LE BRETAGNE - 56230

On aime : beaucoup...
Le chef Alain Orillac , secondé par Nicolas Morelle, et le chef-pâtissier Jérémie Le Calvez passionné de thé et de chocolat concoctent une cuisine de haute volée dans une splendide salle à manger aux boiseries rustiques. Cela se passe au restaurant LE BRETAGNE à Questembert.
Par Gilles Brochard

Le chef Alain Orillac, secondé par Nicolas Morelle, et le chef-pâtissier Jérémie Le Calvez passionné de thé et de chocolat concoctent une cuisine de haute volée dans une splendide salle à manger aux boiseries rustiques. Cela se passe au restaurant Le Bretagne à Questembert (Morbihan). Reportage.

À un quart d’heure de Vannes en voiture, à l’intérieur des terres, le village de Questembert (7 000 habitants) est un des plus charmants du Morbihan.

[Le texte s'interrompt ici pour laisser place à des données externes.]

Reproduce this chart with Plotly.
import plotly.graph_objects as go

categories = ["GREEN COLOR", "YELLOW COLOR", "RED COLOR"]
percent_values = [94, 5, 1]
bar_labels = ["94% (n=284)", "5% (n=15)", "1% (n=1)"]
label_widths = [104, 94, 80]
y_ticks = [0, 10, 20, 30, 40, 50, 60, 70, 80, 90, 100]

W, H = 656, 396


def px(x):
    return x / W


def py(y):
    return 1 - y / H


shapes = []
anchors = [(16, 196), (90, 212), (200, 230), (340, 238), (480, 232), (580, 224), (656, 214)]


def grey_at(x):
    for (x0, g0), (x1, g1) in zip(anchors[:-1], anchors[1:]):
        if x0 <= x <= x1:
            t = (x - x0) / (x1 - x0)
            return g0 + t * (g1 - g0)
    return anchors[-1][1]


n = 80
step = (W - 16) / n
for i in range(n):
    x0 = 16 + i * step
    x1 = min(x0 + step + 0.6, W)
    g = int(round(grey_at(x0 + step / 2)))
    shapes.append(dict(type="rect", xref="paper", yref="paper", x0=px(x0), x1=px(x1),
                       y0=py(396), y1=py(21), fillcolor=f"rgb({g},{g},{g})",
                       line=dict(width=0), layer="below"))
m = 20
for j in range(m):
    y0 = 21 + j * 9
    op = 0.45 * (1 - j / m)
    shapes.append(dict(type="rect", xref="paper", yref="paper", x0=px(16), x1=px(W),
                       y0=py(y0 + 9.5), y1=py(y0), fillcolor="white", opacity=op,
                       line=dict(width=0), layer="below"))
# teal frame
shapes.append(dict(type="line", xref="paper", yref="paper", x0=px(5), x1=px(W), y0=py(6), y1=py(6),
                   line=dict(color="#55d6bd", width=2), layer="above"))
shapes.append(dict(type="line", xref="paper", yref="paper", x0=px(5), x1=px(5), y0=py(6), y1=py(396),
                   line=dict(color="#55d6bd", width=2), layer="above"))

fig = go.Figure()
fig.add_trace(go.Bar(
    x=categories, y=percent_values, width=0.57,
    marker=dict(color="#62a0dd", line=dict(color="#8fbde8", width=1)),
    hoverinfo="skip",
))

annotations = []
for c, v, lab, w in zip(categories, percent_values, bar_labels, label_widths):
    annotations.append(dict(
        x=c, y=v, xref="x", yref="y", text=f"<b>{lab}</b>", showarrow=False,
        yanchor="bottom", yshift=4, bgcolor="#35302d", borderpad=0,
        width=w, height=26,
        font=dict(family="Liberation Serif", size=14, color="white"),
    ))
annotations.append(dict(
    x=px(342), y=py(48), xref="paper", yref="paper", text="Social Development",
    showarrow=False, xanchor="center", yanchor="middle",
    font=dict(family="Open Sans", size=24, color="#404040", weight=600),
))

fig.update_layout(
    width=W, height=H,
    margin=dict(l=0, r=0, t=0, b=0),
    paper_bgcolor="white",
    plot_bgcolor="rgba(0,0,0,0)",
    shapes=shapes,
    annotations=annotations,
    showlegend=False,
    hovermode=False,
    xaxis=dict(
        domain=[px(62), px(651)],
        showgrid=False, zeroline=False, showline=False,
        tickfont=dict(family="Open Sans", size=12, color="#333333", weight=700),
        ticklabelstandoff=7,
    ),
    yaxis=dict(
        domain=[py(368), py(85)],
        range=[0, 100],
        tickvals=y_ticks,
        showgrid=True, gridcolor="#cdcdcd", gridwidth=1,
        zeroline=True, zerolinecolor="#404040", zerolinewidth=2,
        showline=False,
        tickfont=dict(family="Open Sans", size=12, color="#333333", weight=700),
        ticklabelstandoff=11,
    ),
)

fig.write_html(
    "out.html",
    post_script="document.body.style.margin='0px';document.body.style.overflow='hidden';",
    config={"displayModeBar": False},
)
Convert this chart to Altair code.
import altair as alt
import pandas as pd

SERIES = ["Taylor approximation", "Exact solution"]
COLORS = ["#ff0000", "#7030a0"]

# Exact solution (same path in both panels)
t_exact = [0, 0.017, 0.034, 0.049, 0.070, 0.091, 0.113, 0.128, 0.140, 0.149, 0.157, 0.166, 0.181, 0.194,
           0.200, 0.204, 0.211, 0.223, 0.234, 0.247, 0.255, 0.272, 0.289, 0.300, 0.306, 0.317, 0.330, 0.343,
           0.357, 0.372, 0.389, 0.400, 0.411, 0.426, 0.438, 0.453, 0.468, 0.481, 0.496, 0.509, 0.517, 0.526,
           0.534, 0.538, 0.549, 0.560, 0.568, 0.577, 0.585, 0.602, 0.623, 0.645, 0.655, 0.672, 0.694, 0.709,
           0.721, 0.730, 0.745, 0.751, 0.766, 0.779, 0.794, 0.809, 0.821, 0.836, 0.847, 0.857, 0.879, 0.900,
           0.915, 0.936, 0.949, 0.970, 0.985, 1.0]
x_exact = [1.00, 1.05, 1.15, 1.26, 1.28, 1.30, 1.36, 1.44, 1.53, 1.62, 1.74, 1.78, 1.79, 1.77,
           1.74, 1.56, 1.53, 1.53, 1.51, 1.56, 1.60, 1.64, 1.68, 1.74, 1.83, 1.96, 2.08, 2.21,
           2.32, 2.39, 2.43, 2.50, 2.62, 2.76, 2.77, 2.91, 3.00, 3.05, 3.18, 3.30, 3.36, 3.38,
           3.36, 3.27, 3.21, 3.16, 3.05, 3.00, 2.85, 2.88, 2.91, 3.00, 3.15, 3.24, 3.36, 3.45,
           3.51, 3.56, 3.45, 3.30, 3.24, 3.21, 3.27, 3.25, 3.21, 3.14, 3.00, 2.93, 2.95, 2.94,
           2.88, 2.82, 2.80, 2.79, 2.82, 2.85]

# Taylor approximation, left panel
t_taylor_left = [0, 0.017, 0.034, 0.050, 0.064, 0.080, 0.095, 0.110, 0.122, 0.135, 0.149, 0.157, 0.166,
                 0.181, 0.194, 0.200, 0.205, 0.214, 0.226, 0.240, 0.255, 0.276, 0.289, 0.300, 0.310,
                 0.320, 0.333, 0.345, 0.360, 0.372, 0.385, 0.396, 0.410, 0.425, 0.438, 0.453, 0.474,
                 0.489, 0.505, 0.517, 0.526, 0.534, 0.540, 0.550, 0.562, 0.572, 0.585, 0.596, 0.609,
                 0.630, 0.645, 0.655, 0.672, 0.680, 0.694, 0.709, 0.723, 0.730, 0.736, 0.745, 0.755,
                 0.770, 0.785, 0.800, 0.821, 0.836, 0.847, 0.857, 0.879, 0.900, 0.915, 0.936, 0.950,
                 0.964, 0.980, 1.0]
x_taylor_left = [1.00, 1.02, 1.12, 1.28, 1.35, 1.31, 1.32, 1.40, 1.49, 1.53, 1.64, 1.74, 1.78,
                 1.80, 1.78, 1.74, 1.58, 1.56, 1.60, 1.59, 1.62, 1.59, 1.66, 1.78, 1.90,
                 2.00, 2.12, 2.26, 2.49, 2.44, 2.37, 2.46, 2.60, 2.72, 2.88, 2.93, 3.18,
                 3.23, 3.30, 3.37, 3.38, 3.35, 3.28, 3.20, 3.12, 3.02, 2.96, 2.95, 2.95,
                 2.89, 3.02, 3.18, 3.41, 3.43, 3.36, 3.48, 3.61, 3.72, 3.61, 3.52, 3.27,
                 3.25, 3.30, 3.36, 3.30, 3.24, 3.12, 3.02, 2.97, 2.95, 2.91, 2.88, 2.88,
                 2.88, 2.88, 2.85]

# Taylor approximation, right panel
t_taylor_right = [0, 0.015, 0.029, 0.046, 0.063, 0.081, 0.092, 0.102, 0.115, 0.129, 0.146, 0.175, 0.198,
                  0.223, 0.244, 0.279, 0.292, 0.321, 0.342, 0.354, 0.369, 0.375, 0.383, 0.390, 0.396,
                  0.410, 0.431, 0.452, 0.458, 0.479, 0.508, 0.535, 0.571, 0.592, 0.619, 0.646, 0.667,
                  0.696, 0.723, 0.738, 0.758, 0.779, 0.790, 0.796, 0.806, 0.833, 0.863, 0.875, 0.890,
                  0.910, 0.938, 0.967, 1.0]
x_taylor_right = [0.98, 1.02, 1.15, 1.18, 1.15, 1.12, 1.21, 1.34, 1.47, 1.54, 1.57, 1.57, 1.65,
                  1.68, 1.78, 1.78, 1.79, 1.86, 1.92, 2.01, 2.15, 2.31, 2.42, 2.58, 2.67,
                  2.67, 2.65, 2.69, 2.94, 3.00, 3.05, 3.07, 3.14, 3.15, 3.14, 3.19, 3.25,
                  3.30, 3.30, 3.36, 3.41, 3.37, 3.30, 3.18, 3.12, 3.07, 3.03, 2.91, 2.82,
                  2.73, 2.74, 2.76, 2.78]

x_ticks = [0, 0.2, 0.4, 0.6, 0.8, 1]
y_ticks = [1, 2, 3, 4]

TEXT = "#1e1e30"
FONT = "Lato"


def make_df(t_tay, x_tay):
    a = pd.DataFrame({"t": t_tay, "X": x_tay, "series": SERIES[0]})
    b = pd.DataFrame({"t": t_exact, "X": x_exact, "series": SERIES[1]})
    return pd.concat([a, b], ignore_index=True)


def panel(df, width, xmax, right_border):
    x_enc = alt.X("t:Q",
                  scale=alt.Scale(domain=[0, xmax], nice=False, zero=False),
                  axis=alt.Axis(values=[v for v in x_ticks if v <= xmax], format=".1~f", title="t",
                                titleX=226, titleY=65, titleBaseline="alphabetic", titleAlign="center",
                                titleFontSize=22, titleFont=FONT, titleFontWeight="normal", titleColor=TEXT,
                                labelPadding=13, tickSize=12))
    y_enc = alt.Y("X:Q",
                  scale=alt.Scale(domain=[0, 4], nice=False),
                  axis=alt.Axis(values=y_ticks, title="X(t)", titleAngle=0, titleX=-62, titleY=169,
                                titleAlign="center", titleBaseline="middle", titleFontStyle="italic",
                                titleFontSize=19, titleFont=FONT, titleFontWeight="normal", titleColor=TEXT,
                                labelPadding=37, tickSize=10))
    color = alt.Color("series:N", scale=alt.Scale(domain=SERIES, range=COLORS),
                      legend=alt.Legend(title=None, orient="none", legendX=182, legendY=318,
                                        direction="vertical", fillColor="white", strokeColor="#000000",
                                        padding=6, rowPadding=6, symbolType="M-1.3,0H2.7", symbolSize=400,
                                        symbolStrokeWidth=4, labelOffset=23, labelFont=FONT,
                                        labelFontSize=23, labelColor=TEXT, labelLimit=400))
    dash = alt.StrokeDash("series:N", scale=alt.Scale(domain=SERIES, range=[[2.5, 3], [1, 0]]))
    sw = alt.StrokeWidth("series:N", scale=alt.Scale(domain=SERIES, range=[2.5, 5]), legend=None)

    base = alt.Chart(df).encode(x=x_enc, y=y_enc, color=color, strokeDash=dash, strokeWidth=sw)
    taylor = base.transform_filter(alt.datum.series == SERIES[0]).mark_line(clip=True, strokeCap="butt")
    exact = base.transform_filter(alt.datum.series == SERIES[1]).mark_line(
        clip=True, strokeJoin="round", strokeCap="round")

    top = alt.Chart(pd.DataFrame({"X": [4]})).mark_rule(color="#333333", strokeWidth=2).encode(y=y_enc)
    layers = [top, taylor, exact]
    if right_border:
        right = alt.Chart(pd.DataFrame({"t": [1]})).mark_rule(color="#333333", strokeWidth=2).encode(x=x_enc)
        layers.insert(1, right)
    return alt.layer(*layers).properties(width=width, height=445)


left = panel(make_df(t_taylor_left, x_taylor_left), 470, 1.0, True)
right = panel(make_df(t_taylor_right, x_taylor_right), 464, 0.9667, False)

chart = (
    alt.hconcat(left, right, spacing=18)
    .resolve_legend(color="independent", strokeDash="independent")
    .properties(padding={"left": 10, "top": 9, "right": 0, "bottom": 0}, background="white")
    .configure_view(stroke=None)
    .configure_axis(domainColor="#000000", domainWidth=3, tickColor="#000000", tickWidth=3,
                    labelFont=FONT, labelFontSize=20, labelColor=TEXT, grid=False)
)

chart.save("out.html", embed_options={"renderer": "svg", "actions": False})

Comment ne pas être sensible à la vue de ces maisons du XVe et du XVIe siècle, habillées de pierres en granit gris, aux toits en ardoise, et de la splendide halle en charpente de chêne, sous laquelle se rassemblaient jadis cordiers, chapeliers et drapiers ?

À la lisière du centre, particulièrement animé chaque lundi matin, jour de marché, se dresse une institution, l’hôtel Le Bretagne et sa résidence qui eut son heure de gloire jusqu’en 2004, date à laquelle il appartenait encore à la chaîne des Relais & Châteaux. Quand en 1900, les " dames" Flohic, comme on les appelle encore aujourd’hui, avaient en charge cet ancien relais de poste, celui-ci s’appelait encore L’Hôtel de Bretagne. C’était une auberge de province comme on en trouvait beaucoup en France, avec ses plats canailles et ses chambres fleuries. On servait le client en tablier blanc et la patronne offrait volontiers un verre de cidre aux visiteurs qui venaient de parcourir les routes nationales et départementales depuis le matin avec le chauffeur, coiffé d’une casquette. On se couchait dans le silence, en face de la chapelle Saint Michel (elle vient d’être rénovée), et de son cimetière romantique. Une fois les dames Flohic à la retraite, le restaurant, repris par de nouveaux propriétaires, vécut pendant longtemps sur sa notoriété. Le chef Georges Paineau, qui en 1992 hissa l’hôtel au rang d’un 4 étoiles, y cultiva une cuisine vivante et iodée, entouré de ses propres oeuvres d’art d’un modernisme un peu provoquant. Le Michelin alla jusqu’à le récompenser de deux étoiles bien méritées. Au lendemain de sa mort en mars 2008, François Simon lui rendait hommage dans une chronique du Figaro et en profitait pour évoquer la salle à manger : « Des meubles irradiés de cire, la pendule et son lancinant mouvement de balancier, les tableaux du chef accrochés un peu partout dans la salle : une sorte de rêverie burlesque au surréalisme pop et troublant. » Bien vu.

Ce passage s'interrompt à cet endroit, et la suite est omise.